The last week or two, ever since we got back from Charleston, have been insane. Work has required more all-nighters and is completely wearing me out. Any time lately that I get a reprieve on one project, I’ve got to try to tear through another project that I haven’t been able to attend to because of the thing that had the more immediate deadline. I also feel like my work has been sloppier because I’m tired all the time. I’ve missed a couple weeks of my small group at church, I’ve missed a lot of sleep, and I feel like I don’t have time for all of my commitments, for the things I want to do, for my job, and for a life, if I want to do them all at the same time.

In the middle of all of this stress last week, the hard drive on my computer crashed. They tried to save as much as they could, but since I don’t have my own computer, I had some of my own stuff on my work computer. I lost a lot of my writing, which just breaks my heart because I can’t even think of how I would replace it – basically, I can’t. I also lost a lot of photographs, although fortunately I had uploaded most of them to Snapfish. And I also lost most of my bookmarks and things, because they only copied over my internet profile from Explorer, not Firefox, which is what I use primarily. That’s not much more than a pain in the butt, but it’s still a pretty big pain in the butt. Special K and I have been talking about buying our own computer, but we just don’t have the means to do it right now, so it’s part of our plan for later. For the time being, I’m going to buy my own USB external hard drive and keep my stuff there. The first person who tells me that I should have either backed up my stuff and/or not kept anything personal on here will be punched straight in the mouth (if you’re out of state, it may have to wait until the next time I see you). Tell me something I don’t know. Please. I back up my stuff, just clearly not often enough. I need to check my most recent backup CD and see if I’ve got more recent versions of my writing and stuff – but generally realizing the extent of what I lost was incredibly upsetting.
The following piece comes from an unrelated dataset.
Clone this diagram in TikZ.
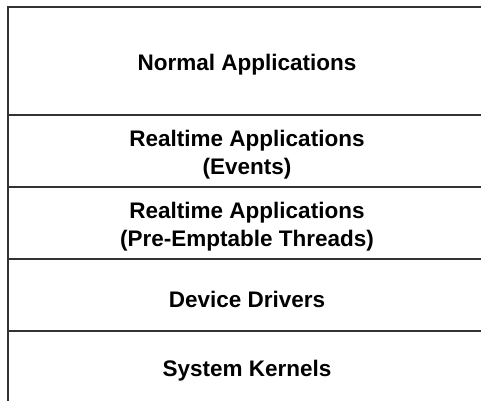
\documentclass[tikz,border=0pt]{standalone}
\usepackage{fontspec}
\setmainfont{Liberation Sans}
\tikzset{
  layer/.style={draw=black!80, line width=2.4pt, minimum width=478pt, outer sep=0pt, inner sep=0pt, anchor=north west},
  caption/.style={align=center, font=\bfseries\fontsize{22.5}{28}\selectfont}
}
\begin{document}
\begin{tikzpicture}[x=1pt,y=-1pt]
\useasboundingbox (0,0) rectangle (481,400);
\clip (0,0) rectangle (481,400);

% layers: top edge / height / name
\foreach \ytop/\hgt/\name in {7/108/normal,115/72/events,187/72/threads,259/72/drivers,331/72/kernels}
\node[layer, minimum height=\hgt pt] (\name) at (8,\ytop) {};

% captions, a bit below the middle of each layer
\foreach \name/\txt in {normal/Normal Applications,events/{Realtime Applications\\(Events)},threads/{Realtime Applications\\(Pre-Emptable Threads)},drivers/Device Drivers,kernels/System Kernels}
\node[caption] (\name-txt) at ([yshift=-4pt]\name.center) {\txt};

\end{tikzpicture}
\end{document}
Not that I’m feeling hostile about the situation or anything.

Did I mention that I’m getting sick, too?

Could I get some cheese to go with all this whine?
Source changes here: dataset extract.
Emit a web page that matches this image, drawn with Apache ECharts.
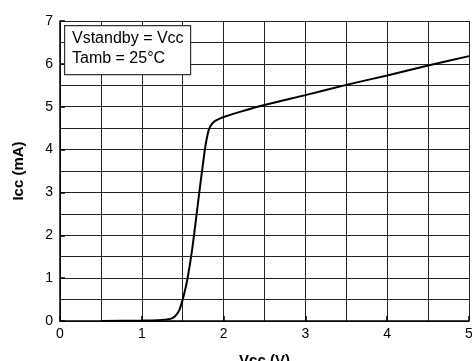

I also got a call from a doctor’s office with whom I had an appointment this morning. Their confirmation message last week said that if I didn’t call back to confirm the appointment, it would be cancelled. So I thought “great, one less thing to do”, so I didn’t call. Well, they called me this morning, and I have a feeling that, despite what I was told, they’ll be sending me a bill for a missed appointment. This will tick me off. I also got out to my car to find a parking ticket on it, because I had moved it after being in my spot for two hours, as you’re supposed to when parking on the street in DC without a resident sticker, but I moved to the spot directly in front of me. And they gave me a ticket for not moving my car. I have no way on Earth of proving this, but I suppose I’ll contest the ticket anyway.

This was, I believe, the pickle on the crap sandwich of my day.
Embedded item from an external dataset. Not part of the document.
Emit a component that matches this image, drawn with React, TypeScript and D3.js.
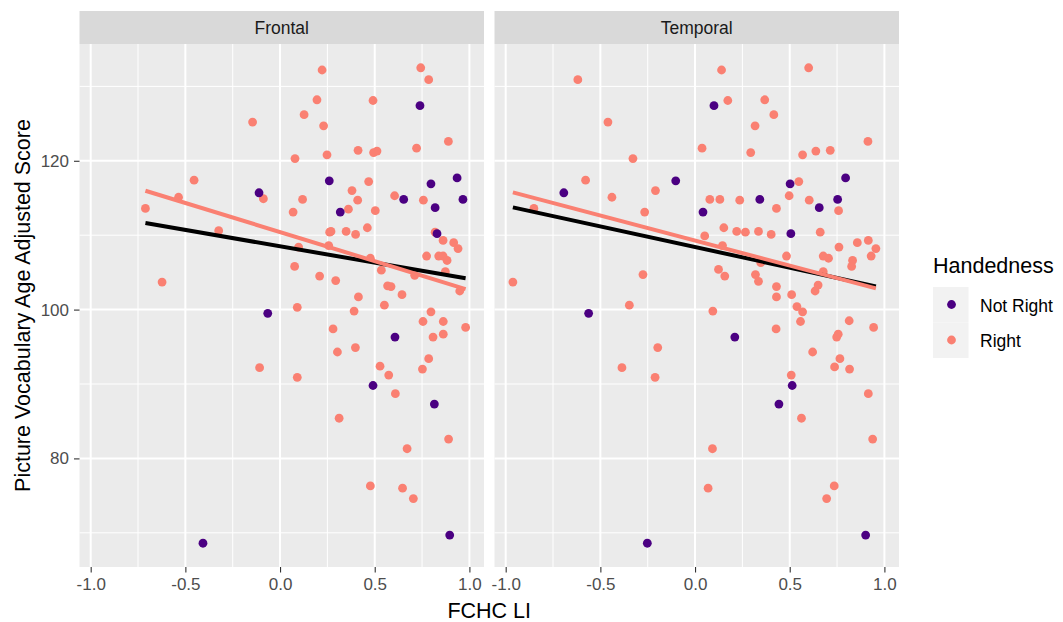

In other news, however, wedding planning is going really easily so far, Special K and I seem to agree on a lot of the same things. We’re making plans for a 90th birthday party for my grandmother, whose birthday is a week, to the day, before the wedding. Fortunately, that also looks like it’s going to be pretty easy, I think we’ve all agreed on a plan of action, and it should be nice to get a lot of the family together, since we’re doing it the day after the wedding. We went wedding ring shopping on Sunday on a spur-of-the-moment decision, and I think we found ones that we like. I also found a really beautiful, and completely unnecessary, sparkly thing that totally had me making puppy dog eyes at Special K, immediately followed by my practical side saying “I really don’t need it.” (I said it out loud, not just in my head. I promise.) I don’t normally consider myself materialistic, but it was Just. So. Pretty.

This weekend coming up should be on the quiet side, which I’m glad about. The weekend after that, Special K and I are heading out to Illinois and Wisconsin to see old friends and introduce him to my grandmother. It should be a great trip, we’ve been planning on it for a while. (Which is why I’m going to be chugging all the zinc and vitamin C I can, because I can’t be sick for this trip.)

And now I think I’d best get some work done.